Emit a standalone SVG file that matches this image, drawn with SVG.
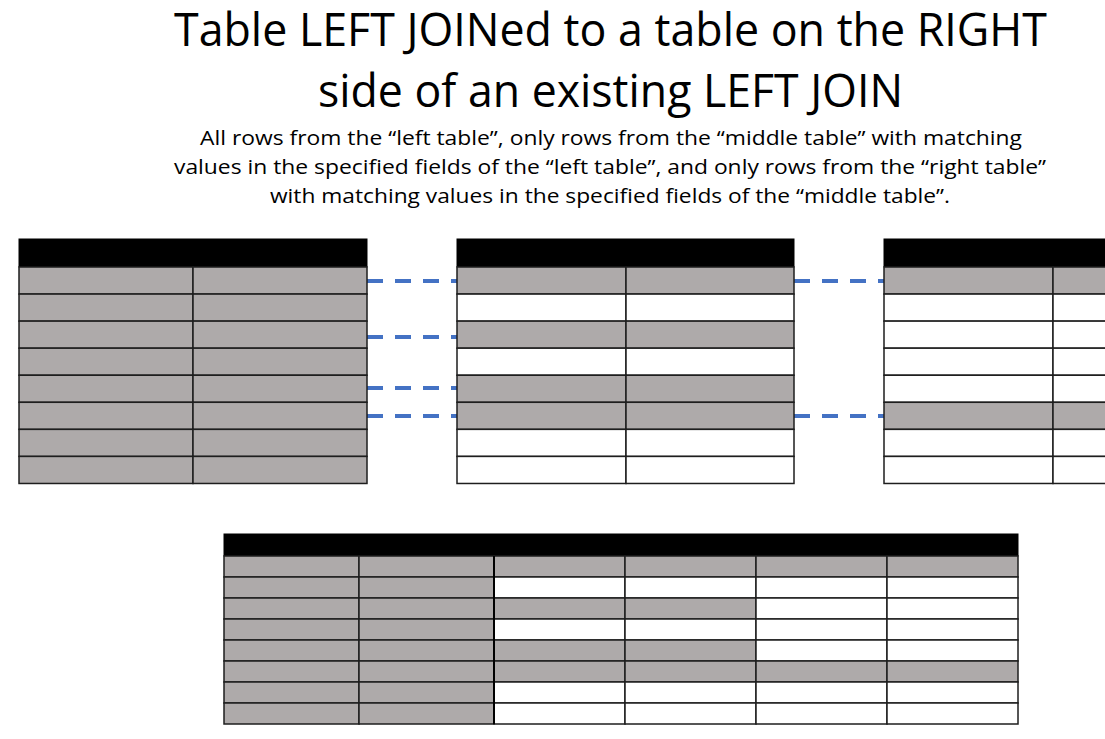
<svg xmlns="http://www.w3.org/2000/svg" width="1105" height="739" viewBox="0 0 1105 739">
<style>
.t{font-family:"Open Sans","Noto Sans","Liberation Sans",sans-serif;fill:#000;text-anchor:middle}
.h{fill:#000;stroke:#000;stroke-width:1}
.g{fill:#AEAAAA;stroke:#1e1e1e;stroke-width:1.5}
.w{fill:#fff;stroke:#1e1e1e;stroke-width:1.5}
.c{stroke:#4472C4;stroke-width:4;stroke-dasharray:16 12;fill:none}
</style>
<rect width="1105" height="739" fill="#fff"/>
<g id="title">
<text class="t" x="610.5" y="46" font-size="45" textLength="873" lengthAdjust="spacingAndGlyphs">Table LEFT JOINed to a table on the RIGHT</text>
<text class="t" x="610.5" y="107" font-size="45" textLength="585" lengthAdjust="spacingAndGlyphs">side of an existing LEFT JOIN</text>
<text class="t" x="611" y="145" font-size="20" textLength="822" lengthAdjust="spacingAndGlyphs">All rows from the “left table”, only rows from the “middle table” with matching</text>
<text class="t" x="610" y="174" font-size="20" textLength="872" lengthAdjust="spacingAndGlyphs">values in the specified fields of the “left table”, and only rows from the “right table”</text>
<text class="t" x="610" y="203" font-size="20" textLength="680" lengthAdjust="spacingAndGlyphs">with matching values in the specified fields of the “middle table”.</text>
</g>
<g id="connectors">
<line class="c" x1="367" y1="281" x2="457" y2="281"/>
<line class="c" x1="367" y1="337" x2="457" y2="337"/>
<line class="c" x1="367" y1="388" x2="457" y2="388"/>
<line class="c" x1="367" y1="416" x2="457" y2="416"/>
<line class="c" x1="794" y1="281" x2="884" y2="281"/>
<line class="c" x1="794" y1="416" x2="884" y2="416"/>
</g>
<g id="left-table">
<rect class="h" x="19" y="239" width="348" height="28"/>
<rect class="g" x="19" y="267" width="174" height="27.06"/><rect class="g" x="193" y="267" width="174" height="27.06"/>
<rect class="g" x="19" y="294.06" width="174" height="27.06"/><rect class="g" x="193" y="294.06" width="174" height="27.06"/>
<rect class="g" x="19" y="321.12" width="174" height="27.06"/><rect class="g" x="193" y="321.12" width="174" height="27.06"/>
<rect class="g" x="19" y="348.18" width="174" height="27.06"/><rect class="g" x="193" y="348.18" width="174" height="27.06"/>
<rect class="g" x="19" y="375.24" width="174" height="27.06"/><rect class="g" x="193" y="375.24" width="174" height="27.06"/>
<rect class="g" x="19" y="402.3" width="174" height="27.06"/><rect class="g" x="193" y="402.3" width="174" height="27.06"/>
<rect class="g" x="19" y="429.36" width="174" height="27.06"/><rect class="g" x="193" y="429.36" width="174" height="27.06"/>
<rect class="g" x="19" y="456.42" width="174" height="27.06"/><rect class="g" x="193" y="456.42" width="174" height="27.06"/>
</g>
<g id="middle-table">
<rect class="h" x="457" y="239" width="337" height="28"/>
<rect class="g" x="457" y="267" width="169" height="27.06"/><rect class="g" x="626" y="267" width="168" height="27.06"/>
<rect class="w" x="457" y="294.06" width="169" height="27.06"/><rect class="w" x="626" y="294.06" width="168" height="27.06"/>
<rect class="g" x="457" y="321.12" width="169" height="27.06"/><rect class="g" x="626" y="321.12" width="168" height="27.06"/>
<rect class="w" x="457" y="348.18" width="169" height="27.06"/><rect class="w" x="626" y="348.18" width="168" height="27.06"/>
<rect class="g" x="457" y="375.24" width="169" height="27.06"/><rect class="g" x="626" y="375.24" width="168" height="27.06"/>
<rect class="g" x="457" y="402.3" width="169" height="27.06"/><rect class="g" x="626" y="402.3" width="168" height="27.06"/>
<rect class="w" x="457" y="429.36" width="169" height="27.06"/><rect class="w" x="626" y="429.36" width="168" height="27.06"/>
<rect class="w" x="457" y="456.42" width="169" height="27.06"/><rect class="w" x="626" y="456.42" width="168" height="27.06"/>
</g>
<g id="right-table">
<rect class="h" x="884" y="239" width="240" height="28"/>
<rect class="g" x="884" y="267" width="169" height="27.06"/><rect class="g" x="1053" y="267" width="169" height="27.06"/>
<rect class="w" x="884" y="294.06" width="169" height="27.06"/><rect class="w" x="1053" y="294.06" width="169" height="27.06"/>
<rect class="w" x="884" y="321.12" width="169" height="27.06"/><rect class="w" x="1053" y="321.12" width="169" height="27.06"/>
<rect class="w" x="884" y="348.18" width="169" height="27.06"/><rect class="w" x="1053" y="348.18" width="169" height="27.06"/>
<rect class="w" x="884" y="375.24" width="169" height="27.06"/><rect class="w" x="1053" y="375.24" width="169" height="27.06"/>
<rect class="g" x="884" y="402.3" width="169" height="27.06"/><rect class="g" x="1053" y="402.3" width="169" height="27.06"/>
<rect class="w" x="884" y="429.36" width="169" height="27.06"/><rect class="w" x="1053" y="429.36" width="169" height="27.06"/>
<rect class="w" x="884" y="456.42" width="169" height="27.06"/><rect class="w" x="1053" y="456.42" width="169" height="27.06"/>
</g>
<g id="result-table">
<rect class="h" x="224" y="534" width="794" height="22"/>
<rect class="g" x="224" y="556" width="135" height="21"/><rect class="g" x="359" y="556" width="135" height="21"/><rect class="g" x="494" y="556" width="131" height="21"/><rect class="g" x="625" y="556" width="131" height="21"/><rect class="g" x="756" y="556" width="131" height="21"/><rect class="g" x="887" y="556" width="131" height="21"/>
<rect class="g" x="224" y="577" width="135" height="21"/><rect class="g" x="359" y="577" width="135" height="21"/><rect class="w" x="494" y="577" width="131" height="21"/><rect class="w" x="625" y="577" width="131" height="21"/><rect class="w" x="756" y="577" width="131" height="21"/><rect class="w" x="887" y="577" width="131" height="21"/>
<rect class="g" x="224" y="598" width="135" height="21"/><rect class="g" x="359" y="598" width="135" height="21"/><rect class="g" x="494" y="598" width="131" height="21"/><rect class="g" x="625" y="598" width="131" height="21"/><rect class="w" x="756" y="598" width="131" height="21"/><rect class="w" x="887" y="598" width="131" height="21"/>
<rect class="g" x="224" y="619" width="135" height="21"/><rect class="g" x="359" y="619" width="135" height="21"/><rect class="w" x="494" y="619" width="131" height="21"/><rect class="w" x="625" y="619" width="131" height="21"/><rect class="w" x="756" y="619" width="131" height="21"/><rect class="w" x="887" y="619" width="131" height="21"/>
<rect class="g" x="224" y="640" width="135" height="21"/><rect class="g" x="359" y="640" width="135" height="21"/><rect class="g" x="494" y="640" width="131" height="21"/><rect class="g" x="625" y="640" width="131" height="21"/><rect class="w" x="756" y="640" width="131" height="21"/><rect class="w" x="887" y="640" width="131" height="21"/>
<rect class="g" x="224" y="661" width="135" height="21"/><rect class="g" x="359" y="661" width="135" height="21"/><rect class="g" x="494" y="661" width="131" height="21"/><rect class="g" x="625" y="661" width="131" height="21"/><rect class="g" x="756" y="661" width="131" height="21"/><rect class="g" x="887" y="661" width="131" height="21"/>
<rect class="g" x="224" y="682" width="135" height="21"/><rect class="g" x="359" y="682" width="135" height="21"/><rect class="w" x="494" y="682" width="131" height="21"/><rect class="w" x="625" y="682" width="131" height="21"/><rect class="w" x="756" y="682" width="131" height="21"/><rect class="w" x="887" y="682" width="131" height="21"/>
<rect class="g" x="224" y="703" width="135" height="21"/><rect class="g" x="359" y="703" width="135" height="21"/><rect class="w" x="494" y="703" width="131" height="21"/><rect class="w" x="625" y="703" width="131" height="21"/><rect class="w" x="756" y="703" width="131" height="21"/><rect class="w" x="887" y="703" width="131" height="21"/>
<line x1="494" y1="556" x2="494" y2="724" stroke="#000" stroke-width="2"/>
</g>
</svg>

────────────────────

AIM OF THE TASK: Only the number is wanted: how many lines of the material above include the word "with"?

REPLY TO THE EXERCISE: 3